**Records**
===============

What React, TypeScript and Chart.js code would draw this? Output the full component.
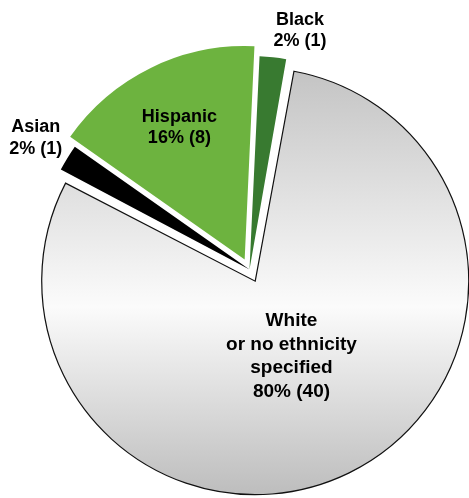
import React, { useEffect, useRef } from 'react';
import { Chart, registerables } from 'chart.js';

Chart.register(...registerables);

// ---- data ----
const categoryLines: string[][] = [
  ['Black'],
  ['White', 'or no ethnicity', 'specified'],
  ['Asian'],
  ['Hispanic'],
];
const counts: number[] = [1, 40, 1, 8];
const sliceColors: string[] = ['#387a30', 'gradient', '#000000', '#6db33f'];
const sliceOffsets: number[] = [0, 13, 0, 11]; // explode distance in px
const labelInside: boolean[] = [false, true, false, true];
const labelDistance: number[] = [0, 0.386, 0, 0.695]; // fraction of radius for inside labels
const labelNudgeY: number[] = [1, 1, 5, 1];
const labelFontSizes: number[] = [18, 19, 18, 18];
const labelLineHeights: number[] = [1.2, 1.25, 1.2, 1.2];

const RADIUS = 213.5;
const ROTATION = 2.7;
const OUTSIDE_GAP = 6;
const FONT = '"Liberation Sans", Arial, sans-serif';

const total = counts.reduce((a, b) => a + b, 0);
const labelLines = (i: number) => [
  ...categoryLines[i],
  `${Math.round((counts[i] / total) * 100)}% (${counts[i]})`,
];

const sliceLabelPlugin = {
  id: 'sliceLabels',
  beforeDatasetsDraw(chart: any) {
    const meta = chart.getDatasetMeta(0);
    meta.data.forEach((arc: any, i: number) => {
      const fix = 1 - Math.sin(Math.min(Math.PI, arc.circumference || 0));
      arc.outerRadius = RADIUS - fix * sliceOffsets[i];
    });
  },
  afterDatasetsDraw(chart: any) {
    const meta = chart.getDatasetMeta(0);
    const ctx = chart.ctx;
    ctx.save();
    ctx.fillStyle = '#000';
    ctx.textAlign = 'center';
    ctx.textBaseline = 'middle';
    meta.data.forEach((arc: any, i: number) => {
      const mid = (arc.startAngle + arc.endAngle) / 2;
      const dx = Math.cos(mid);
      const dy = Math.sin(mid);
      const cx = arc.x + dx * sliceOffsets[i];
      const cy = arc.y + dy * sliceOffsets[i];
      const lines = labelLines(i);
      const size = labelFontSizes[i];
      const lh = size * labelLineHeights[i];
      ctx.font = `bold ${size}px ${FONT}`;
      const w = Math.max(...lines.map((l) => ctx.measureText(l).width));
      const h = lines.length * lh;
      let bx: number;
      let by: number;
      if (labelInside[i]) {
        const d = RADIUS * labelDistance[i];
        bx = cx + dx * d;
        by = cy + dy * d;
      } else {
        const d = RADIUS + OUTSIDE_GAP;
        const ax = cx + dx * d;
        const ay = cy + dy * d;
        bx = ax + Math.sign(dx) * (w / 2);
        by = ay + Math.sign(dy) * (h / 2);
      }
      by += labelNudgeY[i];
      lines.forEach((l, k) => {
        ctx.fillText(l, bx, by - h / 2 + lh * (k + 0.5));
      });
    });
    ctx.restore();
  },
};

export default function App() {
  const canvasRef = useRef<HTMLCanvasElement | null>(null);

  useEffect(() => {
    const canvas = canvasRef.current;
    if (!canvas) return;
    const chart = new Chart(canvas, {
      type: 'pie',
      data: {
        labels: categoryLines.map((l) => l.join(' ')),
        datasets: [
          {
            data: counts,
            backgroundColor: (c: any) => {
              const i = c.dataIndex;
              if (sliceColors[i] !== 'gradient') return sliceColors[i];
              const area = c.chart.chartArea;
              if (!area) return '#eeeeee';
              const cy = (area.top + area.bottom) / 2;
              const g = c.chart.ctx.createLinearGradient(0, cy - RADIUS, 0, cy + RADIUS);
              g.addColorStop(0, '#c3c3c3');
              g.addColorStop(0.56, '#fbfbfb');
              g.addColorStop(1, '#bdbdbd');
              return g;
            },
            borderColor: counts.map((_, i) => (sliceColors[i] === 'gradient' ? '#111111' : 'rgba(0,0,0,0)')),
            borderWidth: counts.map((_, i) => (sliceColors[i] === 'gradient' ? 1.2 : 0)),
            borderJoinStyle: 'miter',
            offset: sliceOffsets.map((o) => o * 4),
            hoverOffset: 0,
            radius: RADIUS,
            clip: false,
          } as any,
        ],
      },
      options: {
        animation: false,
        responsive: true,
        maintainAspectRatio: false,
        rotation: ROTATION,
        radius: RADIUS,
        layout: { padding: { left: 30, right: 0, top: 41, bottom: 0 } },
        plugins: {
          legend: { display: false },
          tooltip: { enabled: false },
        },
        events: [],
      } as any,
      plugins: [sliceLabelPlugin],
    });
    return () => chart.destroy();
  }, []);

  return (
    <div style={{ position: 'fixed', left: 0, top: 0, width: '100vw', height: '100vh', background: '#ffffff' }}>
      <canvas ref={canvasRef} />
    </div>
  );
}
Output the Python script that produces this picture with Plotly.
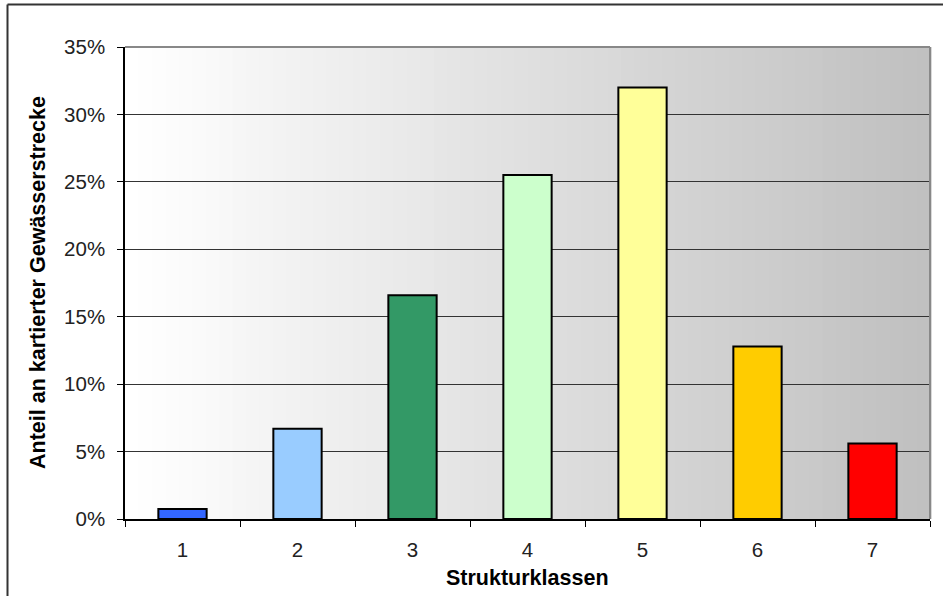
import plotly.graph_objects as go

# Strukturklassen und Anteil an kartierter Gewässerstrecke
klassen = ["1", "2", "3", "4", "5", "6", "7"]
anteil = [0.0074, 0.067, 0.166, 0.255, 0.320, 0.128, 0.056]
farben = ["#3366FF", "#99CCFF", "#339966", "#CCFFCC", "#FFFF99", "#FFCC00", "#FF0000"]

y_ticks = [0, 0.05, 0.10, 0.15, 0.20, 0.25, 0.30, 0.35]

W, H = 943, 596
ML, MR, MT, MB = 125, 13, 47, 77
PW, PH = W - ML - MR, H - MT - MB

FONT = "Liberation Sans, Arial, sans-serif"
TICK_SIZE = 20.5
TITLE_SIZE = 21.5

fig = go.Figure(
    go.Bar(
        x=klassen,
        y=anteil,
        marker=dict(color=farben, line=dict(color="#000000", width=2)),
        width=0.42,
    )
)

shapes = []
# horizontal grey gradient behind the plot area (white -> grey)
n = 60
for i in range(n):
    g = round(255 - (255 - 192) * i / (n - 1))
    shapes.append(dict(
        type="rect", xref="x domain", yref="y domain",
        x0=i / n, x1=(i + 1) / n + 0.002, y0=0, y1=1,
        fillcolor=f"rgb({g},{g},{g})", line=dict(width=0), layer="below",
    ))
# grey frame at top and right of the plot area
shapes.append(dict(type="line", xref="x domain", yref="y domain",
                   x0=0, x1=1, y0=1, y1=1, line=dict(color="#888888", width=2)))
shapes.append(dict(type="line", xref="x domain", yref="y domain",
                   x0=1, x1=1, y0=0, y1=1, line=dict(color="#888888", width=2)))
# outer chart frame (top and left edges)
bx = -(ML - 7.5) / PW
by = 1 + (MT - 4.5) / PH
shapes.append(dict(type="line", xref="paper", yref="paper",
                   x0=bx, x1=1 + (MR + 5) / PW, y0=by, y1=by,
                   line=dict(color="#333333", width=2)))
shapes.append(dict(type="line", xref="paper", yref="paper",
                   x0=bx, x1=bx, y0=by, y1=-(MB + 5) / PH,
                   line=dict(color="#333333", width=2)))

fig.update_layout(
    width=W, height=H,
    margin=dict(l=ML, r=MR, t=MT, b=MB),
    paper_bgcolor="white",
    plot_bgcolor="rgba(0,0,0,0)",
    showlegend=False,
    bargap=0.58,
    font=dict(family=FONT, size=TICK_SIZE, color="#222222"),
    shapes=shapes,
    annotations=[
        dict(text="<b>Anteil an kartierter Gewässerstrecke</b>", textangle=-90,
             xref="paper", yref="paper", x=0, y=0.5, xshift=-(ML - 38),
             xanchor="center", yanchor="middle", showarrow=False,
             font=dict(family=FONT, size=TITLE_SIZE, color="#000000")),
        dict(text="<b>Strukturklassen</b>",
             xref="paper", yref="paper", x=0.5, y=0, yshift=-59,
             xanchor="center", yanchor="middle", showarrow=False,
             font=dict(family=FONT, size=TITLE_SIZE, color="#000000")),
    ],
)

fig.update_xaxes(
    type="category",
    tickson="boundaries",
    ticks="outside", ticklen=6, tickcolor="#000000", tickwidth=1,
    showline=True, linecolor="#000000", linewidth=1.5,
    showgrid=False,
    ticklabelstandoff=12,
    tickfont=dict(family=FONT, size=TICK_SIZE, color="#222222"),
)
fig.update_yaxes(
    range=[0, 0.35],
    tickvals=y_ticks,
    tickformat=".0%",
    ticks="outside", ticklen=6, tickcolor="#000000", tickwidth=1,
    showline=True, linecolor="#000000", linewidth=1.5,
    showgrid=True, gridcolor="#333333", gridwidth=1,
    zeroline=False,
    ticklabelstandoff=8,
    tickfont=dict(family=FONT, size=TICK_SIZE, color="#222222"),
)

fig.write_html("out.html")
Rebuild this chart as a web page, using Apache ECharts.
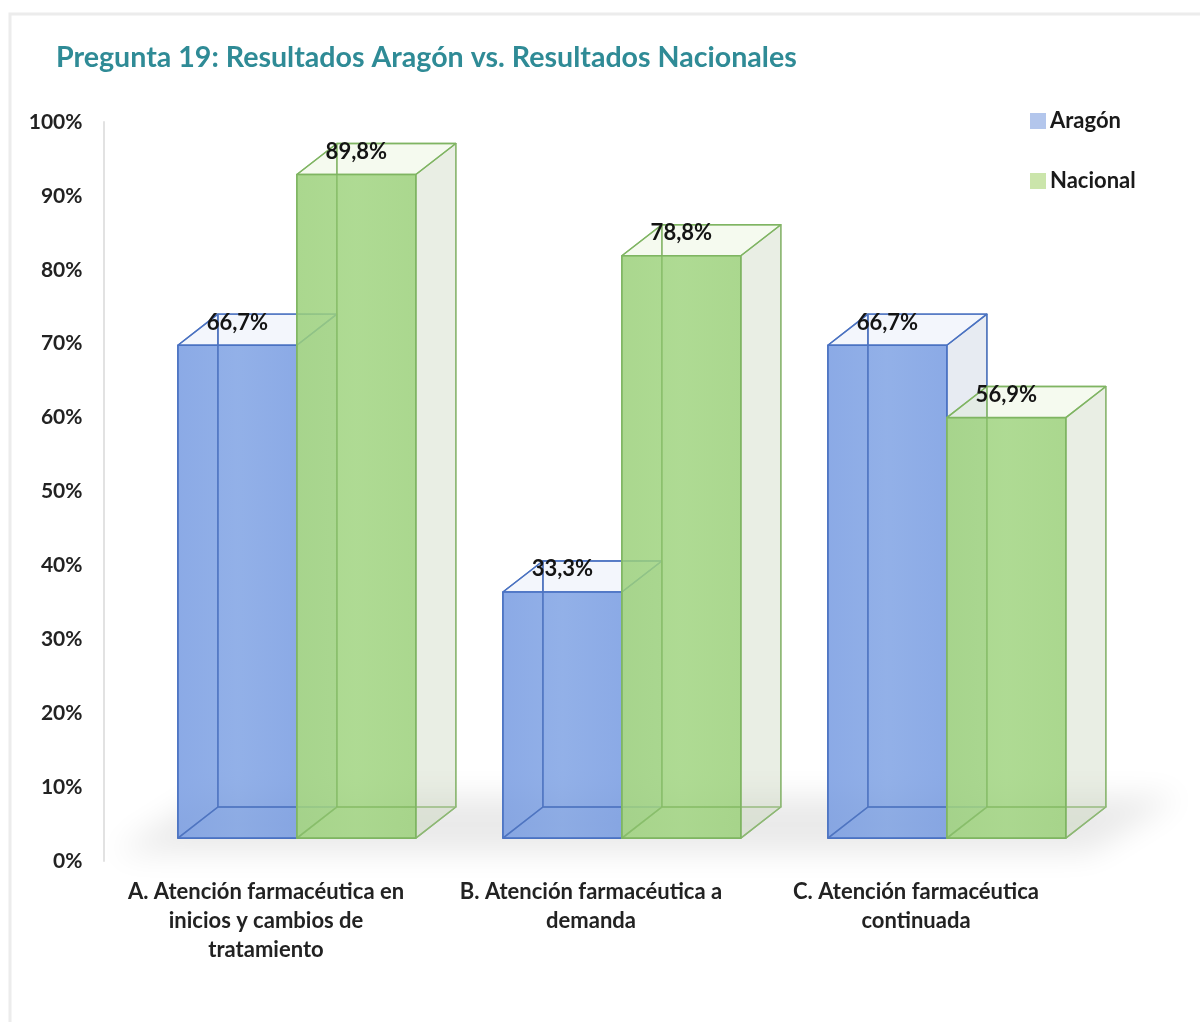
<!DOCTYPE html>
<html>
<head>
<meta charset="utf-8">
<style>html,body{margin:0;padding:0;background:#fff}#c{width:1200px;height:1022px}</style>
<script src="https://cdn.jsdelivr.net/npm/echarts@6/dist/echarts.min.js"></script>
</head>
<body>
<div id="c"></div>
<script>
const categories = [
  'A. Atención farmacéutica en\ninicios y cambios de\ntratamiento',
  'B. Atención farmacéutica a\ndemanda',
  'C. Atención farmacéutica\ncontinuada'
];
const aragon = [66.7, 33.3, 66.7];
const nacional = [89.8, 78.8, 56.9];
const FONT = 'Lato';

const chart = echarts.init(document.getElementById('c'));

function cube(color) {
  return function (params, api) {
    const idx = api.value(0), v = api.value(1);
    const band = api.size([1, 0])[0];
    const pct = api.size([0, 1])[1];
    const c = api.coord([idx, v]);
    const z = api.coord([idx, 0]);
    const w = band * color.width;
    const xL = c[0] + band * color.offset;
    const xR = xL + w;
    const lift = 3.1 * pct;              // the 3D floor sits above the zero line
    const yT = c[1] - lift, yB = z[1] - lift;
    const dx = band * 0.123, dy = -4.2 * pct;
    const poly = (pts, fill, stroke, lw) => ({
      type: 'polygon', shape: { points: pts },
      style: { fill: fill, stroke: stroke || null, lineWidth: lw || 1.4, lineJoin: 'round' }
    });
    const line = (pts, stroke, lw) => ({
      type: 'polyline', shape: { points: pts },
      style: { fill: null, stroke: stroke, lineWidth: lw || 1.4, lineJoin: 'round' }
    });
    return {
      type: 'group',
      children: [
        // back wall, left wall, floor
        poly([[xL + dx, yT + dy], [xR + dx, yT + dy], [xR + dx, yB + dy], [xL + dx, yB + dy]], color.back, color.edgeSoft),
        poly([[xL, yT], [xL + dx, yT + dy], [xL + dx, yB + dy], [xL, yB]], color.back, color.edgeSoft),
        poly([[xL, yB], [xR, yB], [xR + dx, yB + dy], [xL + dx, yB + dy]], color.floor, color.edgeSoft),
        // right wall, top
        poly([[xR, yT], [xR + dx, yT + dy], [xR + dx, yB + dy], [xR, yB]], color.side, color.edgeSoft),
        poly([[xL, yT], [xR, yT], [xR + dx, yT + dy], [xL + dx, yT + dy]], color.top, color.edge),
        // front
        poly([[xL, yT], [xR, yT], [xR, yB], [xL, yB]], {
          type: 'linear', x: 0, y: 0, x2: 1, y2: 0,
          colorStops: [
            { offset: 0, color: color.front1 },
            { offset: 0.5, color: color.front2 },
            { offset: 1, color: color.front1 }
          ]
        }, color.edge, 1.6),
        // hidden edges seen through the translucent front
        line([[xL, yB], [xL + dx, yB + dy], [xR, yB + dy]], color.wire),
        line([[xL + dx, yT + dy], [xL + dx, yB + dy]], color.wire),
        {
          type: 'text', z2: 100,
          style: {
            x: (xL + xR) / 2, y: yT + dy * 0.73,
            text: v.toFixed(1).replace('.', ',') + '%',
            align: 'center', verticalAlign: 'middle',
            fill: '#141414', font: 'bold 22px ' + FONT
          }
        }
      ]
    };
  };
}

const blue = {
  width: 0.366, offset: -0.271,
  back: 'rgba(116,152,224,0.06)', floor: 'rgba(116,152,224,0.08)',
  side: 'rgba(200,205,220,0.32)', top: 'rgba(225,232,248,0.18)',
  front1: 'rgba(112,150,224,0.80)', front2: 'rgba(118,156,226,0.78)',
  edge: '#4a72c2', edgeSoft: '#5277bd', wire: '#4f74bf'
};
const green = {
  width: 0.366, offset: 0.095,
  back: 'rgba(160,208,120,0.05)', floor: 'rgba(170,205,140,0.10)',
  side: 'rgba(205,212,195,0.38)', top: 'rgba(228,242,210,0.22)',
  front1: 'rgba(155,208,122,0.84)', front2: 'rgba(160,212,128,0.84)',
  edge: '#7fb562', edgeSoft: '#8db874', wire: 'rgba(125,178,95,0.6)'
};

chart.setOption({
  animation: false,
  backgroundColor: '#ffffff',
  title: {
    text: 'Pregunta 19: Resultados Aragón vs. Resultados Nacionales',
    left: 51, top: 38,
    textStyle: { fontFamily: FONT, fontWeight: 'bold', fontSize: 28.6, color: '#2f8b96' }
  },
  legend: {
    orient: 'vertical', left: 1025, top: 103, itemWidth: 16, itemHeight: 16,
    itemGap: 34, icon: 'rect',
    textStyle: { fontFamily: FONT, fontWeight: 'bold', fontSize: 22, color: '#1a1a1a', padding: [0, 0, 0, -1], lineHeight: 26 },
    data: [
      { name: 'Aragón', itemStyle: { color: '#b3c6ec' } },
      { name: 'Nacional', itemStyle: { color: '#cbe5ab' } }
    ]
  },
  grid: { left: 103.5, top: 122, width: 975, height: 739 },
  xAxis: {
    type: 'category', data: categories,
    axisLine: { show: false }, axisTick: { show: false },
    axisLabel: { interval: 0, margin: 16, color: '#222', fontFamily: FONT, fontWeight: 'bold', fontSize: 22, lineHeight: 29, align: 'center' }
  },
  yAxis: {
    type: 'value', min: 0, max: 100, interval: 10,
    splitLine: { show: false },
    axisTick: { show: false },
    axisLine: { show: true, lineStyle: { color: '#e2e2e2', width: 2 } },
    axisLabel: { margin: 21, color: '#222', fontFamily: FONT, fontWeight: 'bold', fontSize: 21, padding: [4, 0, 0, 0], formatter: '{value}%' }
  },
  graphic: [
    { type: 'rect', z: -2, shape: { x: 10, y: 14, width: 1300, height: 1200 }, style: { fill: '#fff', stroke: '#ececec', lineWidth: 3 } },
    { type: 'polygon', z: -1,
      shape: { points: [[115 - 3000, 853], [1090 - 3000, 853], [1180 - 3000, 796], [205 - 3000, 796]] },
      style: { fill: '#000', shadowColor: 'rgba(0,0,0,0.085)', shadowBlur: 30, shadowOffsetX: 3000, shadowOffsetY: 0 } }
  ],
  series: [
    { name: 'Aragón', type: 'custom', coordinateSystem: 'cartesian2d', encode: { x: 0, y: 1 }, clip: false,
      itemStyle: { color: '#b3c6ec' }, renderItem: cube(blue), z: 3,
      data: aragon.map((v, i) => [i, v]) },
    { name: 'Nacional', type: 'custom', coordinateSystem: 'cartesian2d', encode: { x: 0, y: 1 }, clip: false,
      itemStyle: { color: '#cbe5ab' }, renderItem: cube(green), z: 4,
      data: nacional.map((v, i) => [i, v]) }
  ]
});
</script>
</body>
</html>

===============

**OBJECTIVE**
Repeat the listing above from its first line through the line that contains "const labelLineHeights: number[]", both included, and nothing more. Drop the pictures.

**REPLY**
What React, TypeScript and Chart.js code would draw this? Output the full component.
import React, { useEffect, useRef } from 'react';
import { Chart, registerables } from 'chart.js';

Chart.register(...registerables);

// ---- data ----
const categoryLines: string[][] = [
  ['Black'],
  ['White', 'or no ethnicity', 'specified'],
  ['Asian'],
  ['Hispanic'],
];
const counts: number[] = [1, 40, 1, 8];
const sliceColors: string[] = ['#387a30', 'gradient', '#000000', '#6db33f'];
const sliceOffsets: number[] = [0, 13, 0, 11]; // explode distance in px
const labelInside: boolean[] = [false, true, false, true];
const labelDistance: number[] = [0, 0.386, 0, 0.695]; // fraction of radius for inside labels
const labelNudgeY: number[] = [1, 1, 5, 1];
const labelFontSizes: number[] = [18, 19, 18, 18];
const labelLineHeights: number[] = [1.2, 1.25, 1.2, 1.2];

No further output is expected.